Otros tiempos argentinos, con otras dimensiones de dolor social. Acaso la conciencia despierta pudiera presentir que, a toda hora, una sola soledad de niño era un puñal capaz de desgarrar toda la piel de la sociedad.

Hace unos días, el martes último, este diario publicó que, según el instituto de estudios de la Fundación Mediterránea, uno de cada tres niños cordobeses es pobre. El dato, además, nos regresa a las condiciones sociales de comienzos de la década de 1990.

¿Buena o mala noticia? Pero ¿es una buena o mala noticia? Si retrocedemos hacia 2002, cuando dos tercios de los argentinos estaban sumergidos en la pobreza (y es probable que el porcentaje fuera mayor si se trataba de niños), no sería demasiado complejo reconocer un sentimiento de alivio porque las cosas son un tercio menos dramáticas. Es decir, volver a las condiciones de 1990, antes de que el huracán neoliberal que duró más de una década nos arrollara, no deja de ser un logro en el camino de una recuperación que, por momentos, ya no se creía posible.

Porque aquello sí que era el penúltimo paso hacia el abismo definitivo. Estaba claro: habíamos sido un país que, sobre la base de la calidad de la educación pública y una alimentación basada en la fuerza proteica de la carne, había sido capaz de repartir algunas oportunidades, como que legiones de hijos de obreros llegaron a la universidad.

Entonces, el naufragio en la pobreza, la mala alimentación (cuando no desnutrición) y la falta de educación se devorarían nuestras esperanzas de un futuro.

Quizá los primeros en darse cuenta de la fatalidad que se avecinaba fueron miles de habitantes de los barrios más humildes, que salieron a buscar un poco de mate cocido y pan y abrieron sus puertas para dar a sus pequeños vecinos una chance frente al hambre.

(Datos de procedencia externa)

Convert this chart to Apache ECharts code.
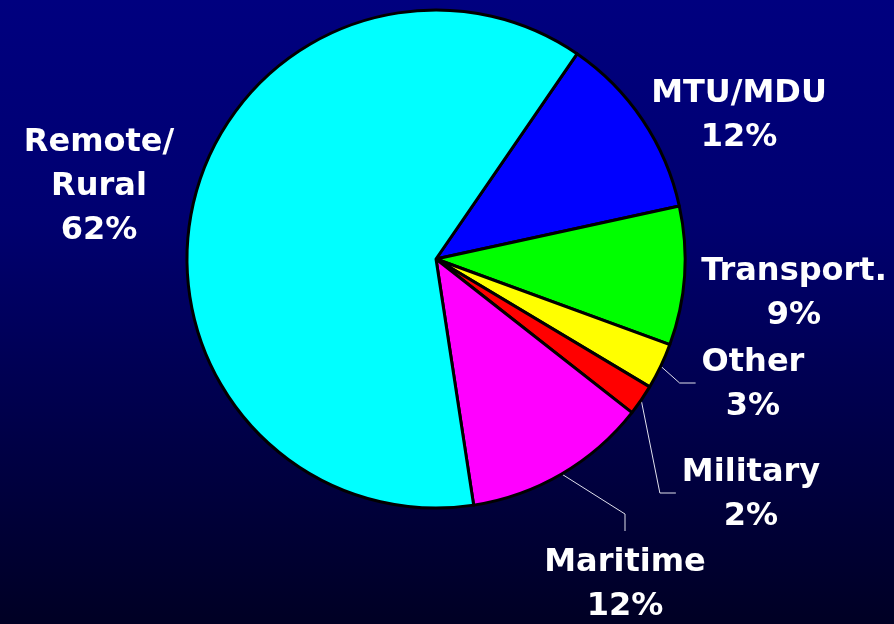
<!DOCTYPE html>
<html>
<head>
<meta charset="utf-8">
<script src="https://cdn.jsdelivr.net/npm/echarts@6/dist/echarts.min.js"></script>
<style>
  html, body { margin: 0; padding: 0; }
  #chart { width: 894px; height: 624px; }
</style>
</head>
<body>
<div id="chart"></div>
<script>
// 数据
var categories = ['MTU/MDU', 'Transport.', 'Other', 'Military', 'Maritime', 'Remote/\nRural']
var shares = [12, 9, 3, 2, 12, 62]
var sliceColors = ['#0000ff', '#00ff00', '#ffff00', '#ff0000', '#ff00ff', '#00ffff']

// label centres (px) and which side the guide line enters the label from
var labelPos = [[739, 116], [794, 294], [753, 385], [751, 495], [625, 585], [99, 187]]
var lineSide = [null, null, 'left', 'left', 'top', null]

var chart = echarts.init(document.getElementById('chart'))

chart.setOption({
  backgroundColor: {
    type: 'linear', x: 0, y: 0, x2: 0, y2: 1,
    colorStops: [
      { offset: 0, color: '#00007f' },
      { offset: 0.35, color: '#000070' },
      { offset: 1, color: '#000024' }
    ]
  },
  series: [{
    type: 'pie',
    center: [436, 259],
    radius: 249,
    startAngle: 55.5,
    clockwise: true,
    avoidLabelOverlap: false,
    animation: false,
    itemStyle: {
      borderColor: '#000',
      borderWidth: 3
    },
    label: {
      show: true,
      position: 'outside',
      formatter: '{b}\n{c}%',
      color: '#fff',
      fontFamily: 'DejaVu Sans',
      fontWeight: 'bold',
      fontSize: 32,
      lineHeight: 44,
      align: 'center'
    },
    labelLine: {
      show: true,
      lineStyle: { color: '#e0e0ec', width: 1 }
    },
    labelLayout: function(params) {
      var i = params.dataIndex
      var pos = labelPos[i]
      var w = params.labelRect.width
      var h = params.labelRect.height
      var out = { x: pos[0], y: pos[1], align: 'center', verticalAlign: 'middle' }
      var pts = params.labelLinePoints
      if (lineSide[i] && pts) {
        var start = pts[0]
        if (lineSide[i] === 'left') {
          var left = pos[0] - w / 2
          out.labelLinePoints = [start, [left - 22, pos[1] - 2], [left - 6, pos[1] - 2]]
        } else {
          var top = pos[1] - h / 2
          out.labelLinePoints = [start, [pos[0], top - 27], [pos[0], top - 10]]
        }
      }
      return out
    },
    data: categories.map(function(name, i) {
      return {
        name: name,
        value: shares[i],
        itemStyle: { color: sliceColors[i] },
        labelLine: { show: !!lineSide[i] }
      }
    })
  }]
})
</script>
</body>
</html>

Fue una de las grandes hazañas de la solidaridad argentina, que brotó de manera espontánea de corazones generosos, aun pobres entre los pobres, que al menos con varias dosis de meriendas calientes hicieron posible que gran parte del futuro quedara en pie.

Hoy, una década después, tenemos un presente diferente, con la esperanza abierta hacia un mejor futuro, que compartimos con los demás sudamericanos mientras mantengamos una intención común.

Pero, es cierto, jamás será una buena noticia que un tercio de los niños de esta sociedad viva sumergido en la pobreza. Sobre todo cuando este país sigue generando riqueza que no alcanza a ser lo suficientemente distribuida como para dejar a todos los argentinos a salvo de la pobreza.

Cada historia individual, cada vida que se hunde en el drama de la necesidad, de la frustración, de la falta de oportunidad, nunca sentirá el alivio de la estadística. Será, siempre, un puñal en el corazón de la sociedad.

Como decía Armando Tejada Gómez: "Importan dos maneras de concebir el mundo. / Una, salvarse solo, / arrojar ciegamente los demás de la balsa; / y la otra, / un destino de salvarse con todos, / comprometer la vida hasta el último náufrago, / no dormir esta noche si hay un niño en la calle".